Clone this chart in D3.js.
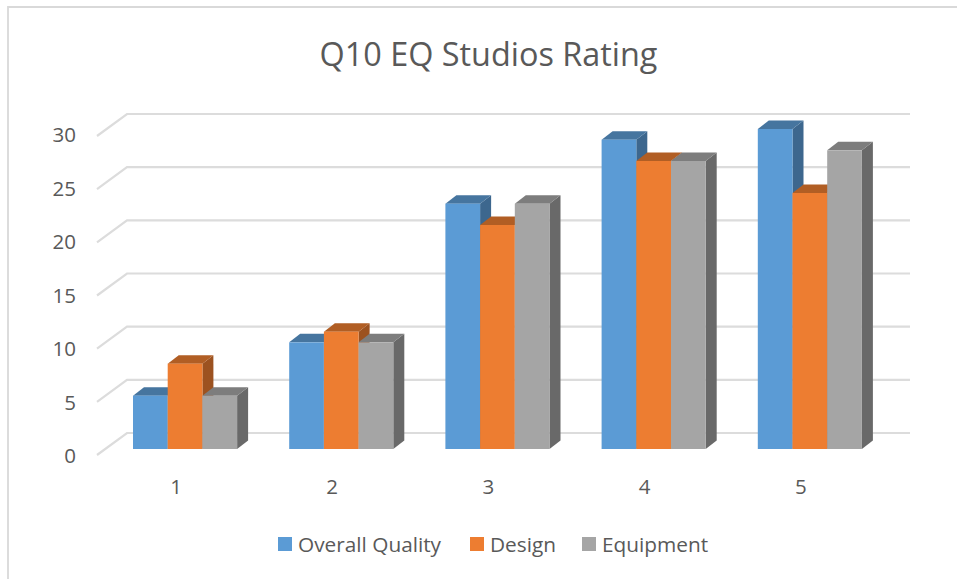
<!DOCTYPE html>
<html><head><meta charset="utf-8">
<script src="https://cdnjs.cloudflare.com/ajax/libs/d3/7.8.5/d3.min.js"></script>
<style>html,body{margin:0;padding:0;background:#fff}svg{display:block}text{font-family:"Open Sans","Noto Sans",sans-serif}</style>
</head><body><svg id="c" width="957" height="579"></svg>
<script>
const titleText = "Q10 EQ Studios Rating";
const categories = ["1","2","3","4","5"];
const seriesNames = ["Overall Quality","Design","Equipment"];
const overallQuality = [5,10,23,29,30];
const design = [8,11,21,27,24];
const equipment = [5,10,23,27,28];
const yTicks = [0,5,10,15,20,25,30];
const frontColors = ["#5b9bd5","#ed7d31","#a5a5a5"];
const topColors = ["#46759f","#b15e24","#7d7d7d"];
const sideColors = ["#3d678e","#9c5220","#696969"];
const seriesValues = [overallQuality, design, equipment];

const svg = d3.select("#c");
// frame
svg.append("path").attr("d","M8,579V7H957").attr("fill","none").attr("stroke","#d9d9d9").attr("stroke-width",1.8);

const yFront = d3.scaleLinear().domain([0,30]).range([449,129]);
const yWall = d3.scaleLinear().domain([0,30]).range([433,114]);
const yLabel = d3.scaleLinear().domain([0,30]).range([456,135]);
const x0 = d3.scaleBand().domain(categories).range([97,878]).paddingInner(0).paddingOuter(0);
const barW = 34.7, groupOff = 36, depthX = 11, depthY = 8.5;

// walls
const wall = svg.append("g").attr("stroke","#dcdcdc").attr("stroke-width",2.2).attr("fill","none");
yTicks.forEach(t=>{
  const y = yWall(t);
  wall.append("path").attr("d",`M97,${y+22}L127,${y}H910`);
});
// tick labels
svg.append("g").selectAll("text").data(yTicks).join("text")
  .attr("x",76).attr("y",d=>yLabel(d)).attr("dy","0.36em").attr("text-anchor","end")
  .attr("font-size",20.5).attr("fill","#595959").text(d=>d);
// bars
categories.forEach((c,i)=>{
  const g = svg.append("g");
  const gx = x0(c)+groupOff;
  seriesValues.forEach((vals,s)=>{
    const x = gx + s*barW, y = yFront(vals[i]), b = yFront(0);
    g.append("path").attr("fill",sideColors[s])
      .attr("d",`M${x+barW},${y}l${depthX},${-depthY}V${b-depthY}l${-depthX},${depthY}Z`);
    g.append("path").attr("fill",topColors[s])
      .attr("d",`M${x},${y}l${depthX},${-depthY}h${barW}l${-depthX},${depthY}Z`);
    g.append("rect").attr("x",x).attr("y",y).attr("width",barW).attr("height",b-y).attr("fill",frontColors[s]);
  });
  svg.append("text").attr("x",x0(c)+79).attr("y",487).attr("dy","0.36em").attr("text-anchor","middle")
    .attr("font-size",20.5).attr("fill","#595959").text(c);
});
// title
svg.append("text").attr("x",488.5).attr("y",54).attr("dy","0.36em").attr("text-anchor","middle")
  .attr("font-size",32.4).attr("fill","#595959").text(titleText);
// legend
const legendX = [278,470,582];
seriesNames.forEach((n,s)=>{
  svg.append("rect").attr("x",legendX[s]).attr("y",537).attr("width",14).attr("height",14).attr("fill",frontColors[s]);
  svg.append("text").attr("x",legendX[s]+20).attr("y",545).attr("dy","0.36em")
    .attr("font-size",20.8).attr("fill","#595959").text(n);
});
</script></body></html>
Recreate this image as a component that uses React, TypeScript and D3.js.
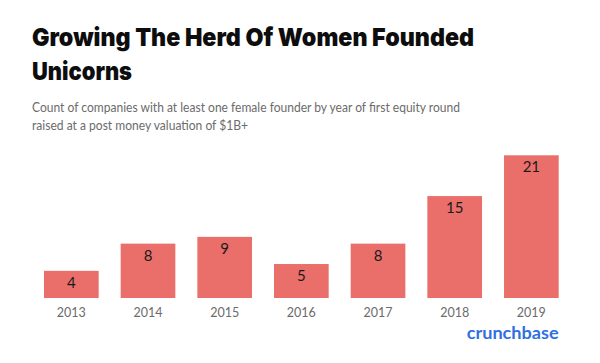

* _Problem description_:
Without including the pictures, reproduce all entries exactly.

* _Expected answer_:
Clone this chart in D3.js.
<!DOCTYPE html>
<html><head><meta charset="utf-8">
<script src="https://cdnjs.cloudflare.com/ajax/libs/d3/7.8.5/d3.min.js"></script>
<style>html,body{margin:0;padding:0;background:#fff}svg{display:block}text{font-family:"Open Sans","Noto Sans",sans-serif}</style>
</head><body><svg id="c" width="957" height="579"></svg>
<script>
const titleText = "Q10 EQ Studios Rating";
const categories = ["1","2","3","4","5"];
const seriesNames = ["Overall Quality","Design","Equipment"];
const overallQuality = [5,10,23,29,30];
const design = [8,11,21,27,24];
const equipment = [5,10,23,27,28];
const yTicks = [0,5,10,15,20,25,30];
const frontColors = ["#5b9bd5","#ed7d31","#a5a5a5"];
const topColors = ["#46759f","#b15e24","#7d7d7d"];
const sideColors = ["#3d678e","#9c5220","#696969"];
const seriesValues = [overallQuality, design, equipment];

const svg = d3.select("#c");
// frame
svg.append("path").attr("d","M8,579V7H957").attr("fill","none").attr("stroke","#d9d9d9").attr("stroke-width",1.8);

const yFront = d3.scaleLinear().domain([0,30]).range([449,129]);
const yWall = d3.scaleLinear().domain([0,30]).range([433,114]);
const yLabel = d3.scaleLinear().domain([0,30]).range([456,135]);
const x0 = d3.scaleBand().domain(categories).range([97,878]).paddingInner(0).paddingOuter(0);
const barW = 34.7, groupOff = 36, depthX = 11, depthY = 8.5;

// walls
const wall = svg.append("g").attr("stroke","#dcdcdc").attr("stroke-width",2.2).attr("fill","none");
yTicks.forEach(t=>{
  const y = yWall(t);
  wall.append("path").attr("d",`M97,${y+22}L127,${y}H910`);
});
// tick labels
svg.append("g").selectAll("text").data(yTicks).join("text")
  .attr("x",76).attr("y",d=>yLabel(d)).attr("dy","0.36em").attr("text-anchor","end")
  .attr("font-size",20.5).attr("fill","#595959").text(d=>d);
// bars
categories.forEach((c,i)=>{
  const g = svg.append("g");
  const gx = x0(c)+groupOff;
  seriesValues.forEach((vals,s)=>{
    const x = gx + s*barW, y = yFront(vals[i]), b = yFront(0);
    g.append("path").attr("fill",sideColors[s])
      .attr("d",`M${x+barW},${y}l${depthX},${-depthY}V${b-depthY}l${-depthX},${depthY}Z`);
    g.append("path").attr("fill",topColors[s])
      .attr("d",`M${x},${y}l${depthX},${-depthY}h${barW}l${-depthX},${depthY}Z`);
    g.append("rect").attr("x",x).attr("y",y).attr("width",barW).attr("height",b-y).attr("fill",frontColors[s]);
  });
  svg.append("text").attr("x",x0(c)+79).attr("y",487).attr("dy","0.36em").attr("text-anchor","middle")
    .attr("font-size",20.5).attr("fill","#595959").text(c);
});
// title
svg.append("text").attr("x",488.5).attr("y",54).attr("dy","0.36em").attr("text-anchor","middle")
  .attr("font-size",32.4).attr("fill","#595959").text(titleText);
// legend
const legendX = [278,470,582];
seriesNames.forEach((n,s)=>{
  svg.append("rect").attr("x",legendX[s]).attr("y",537).attr("width",14).attr("height",14).attr("fill",frontColors[s]);
  svg.append("text").attr("x",legendX[s]+20).attr("y",545).attr("dy","0.36em")
    .attr("font-size",20.8).attr("fill","#595959").text(n);
});
</script></body></html>
Recreate this image as a component that uses React, TypeScript and D3.js.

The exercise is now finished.